The pursuit of truth inevitably brings us to the feet of the One who is the source of all truth.
“Then you will understand the fear of the LORD, and find the knowledge of God. For the LORD gives wisdom; from His mouth comes knowledge and understanding; He stores up sound wisdom for the upright” (verses 5-7).
Inspecting is a part of understanding
When Pilate asked his question, he didn’t wait around for an answer—but there is an answer all the same.
In His final prayer before His arrest, Jesus spoke to God the Father about His disciples. He asked God to “sanctify them by Your truth. Your word is truth” (John 17:17).
For most people, it’s quite a leap from believing that objective truth exists to believing that the Bible is a dependable repository of that truth.
If God’s Word is the truth, then it must hold up to our deepest scrutinies. There will always be questions we can’t fully answer, but before we can truly believe the Bible, we must scrutinize it. We must inspect it and study it, poke it and prod it until we understand what it is and the claims it makes.
That’s what we’ve done here at Life, Hope & Truth. And we’ve found, over and over again, that the words of the Bible prove themselves to be true and dependable.
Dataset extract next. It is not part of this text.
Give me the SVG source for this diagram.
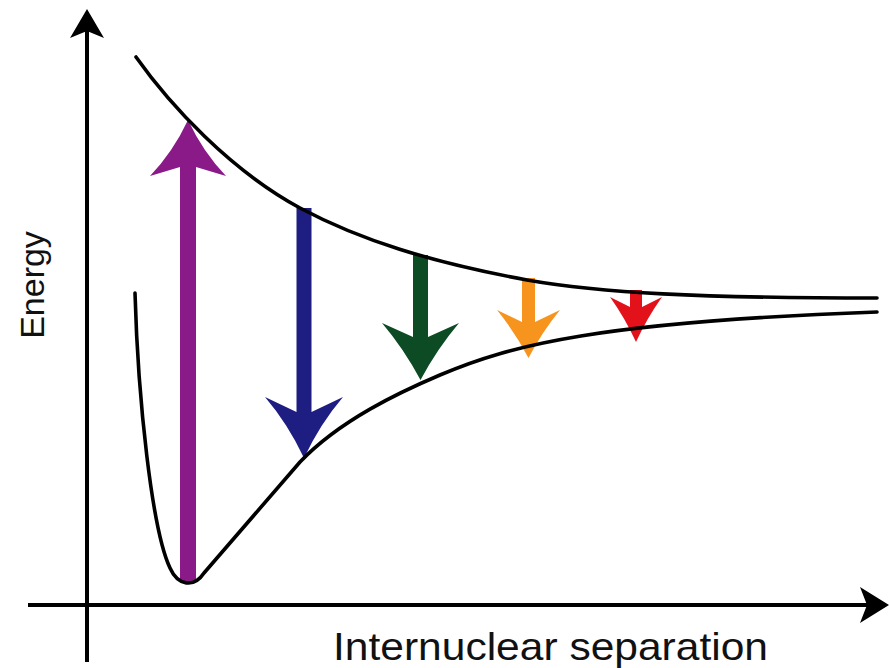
<svg xmlns="http://www.w3.org/2000/svg" width="889" height="668" viewBox="0 0 889 668">
  <style>
    .axis { stroke: #000; stroke-width: 4; fill: none; }
    .head { fill: #000; }
    .curve { stroke: #000; stroke-width: 3.6; fill: none; stroke-linecap: round; stroke-linejoin: round; }
    .label { font-family: "Liberation Sans", Arial, sans-serif; fill: #111; }
  </style>
  <rect width="889" height="668" fill="#fff"/>

  <g id="axes">
    <line class="axis" x1="87" y1="30" x2="87" y2="662"/>
    <path class="head" d="M87,9 L104,38 L87,31 L70,38 Z"/>
    <line class="axis" x1="28" y1="605" x2="870" y2="605"/>
    <path class="head" d="M889,605 L860,623 L867,605 L860,587 Z"/>
  </g>

  <g id="transitions">
    <g id="arrow-purple">
      <path fill="#8b1a89" d="M180,582 L196,582 L196,167 L226,176 Q203,152 188,120 Q173,152 150,176 L180,167 Z"/>
    </g>
    <g id="arrow-blue">
      <path fill="#1e1e82" d="M296.5,208 L311.5,208 L311.5,412 L343,397 Q320,424 304,458 Q288,424 265,397 L296.5,412 Z"/>
    </g>
    <g id="arrow-green">
      <path fill="#0c4b23" d="M413,255 L428,255 L428,337 L459,323 Q437,349 420.5,380 Q404,349 382,323 L413,337 Z"/>
    </g>
    <g id="arrow-orange">
      <path fill="#f7941e" d="M522,278 L535,278 L535,322 L560,310 Q542,332 528.5,358 Q515,332 497,310 L522,322 Z"/>
    </g>
    <g id="arrow-red">
      <path fill="#e3111a" d="M630,290 L642,290 L642,307 L662,297 Q647,318 636,342 Q625,318 610,297 L630,307 Z"/>
    </g>
  </g>

  <g id="curves">
    <path id="repulsive-curve" class="curve" d="M136,57 C170,105 230,170 300,208 C360,240 430,262 527,280 C600,293 700,298 877,298"/>
    <path id="bound-curve" class="curve" d="M135,293 C138,400 152,530 170,568 C178,586 194,588 204,573 L300,462 C340,420 400,392 440,375 C510,345 600,322 877,312"/>
  </g>

  <g id="labels">
    <text class="label" x="44" y="285" font-size="34" text-anchor="middle" transform="rotate(-90 44 285)">Energy</text>
    <text class="label" x="333" y="660" font-size="39" textLength="435" lengthAdjust="spacingAndGlyphs">Internuclear separation</text>
  </g>
</svg>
We have tested them through repeated personal application over the course of multiple decades, only to become increasingly convinced of the same truth that Peter confessed to Jesus Christ 2,000 years ago: “Lord, to whom shall we go? You have the words of eternal life. Also we have come to believe and know that You are the Christ, the Son of the living God” (John 6:68-69).
That’s not a belief you can borrow from someone else. We can’t hand it to you, fully formed. It comes from a truth that you must personally examine—a truth that, ultimately, God Himself must lead you to (John 6:44).
If you haven’t already examined that truth—or if it’s just something you’re wanting to refresh yourself on—we’d love to help. We have a booklet called Is the Bible True? that examines evidence for the Bible’s validity in terms of archaeology, history and even the internal evidence of the Bible itself.
We have a seven-day Journey designed to walk you through “The Problem of Evil”—that is, why a good God would allow evil to exist (and what He’s doing about it).
We have two videos on “Three Rational Proofs God Exists” and “Does Archaeology Support the Bible?”
And you can always contact us directly through our Ask a Question form, and we’ll answer as best we can!
What we’ve found (and what we trust you’ll find too) is that the spiritual truths God established are every bit as important (and arguably far more important) than the physical truths that govern our universe.
There’s a reason the 7 octillion atoms of your body don’t just wander off without warning, and there’s a reason certain things are morally right and morally wrong. In both cases, the answer is something bigger than our own thoughts and opinions. We can’t escape the consequences of God’s truths any more than we can escape the consequences of the intricate physics holding our world together.
What we can do is pay attention to them and learn from them. No matter how deeply the world around us delves into post-truth, a life defined by God’s truth is always worth living.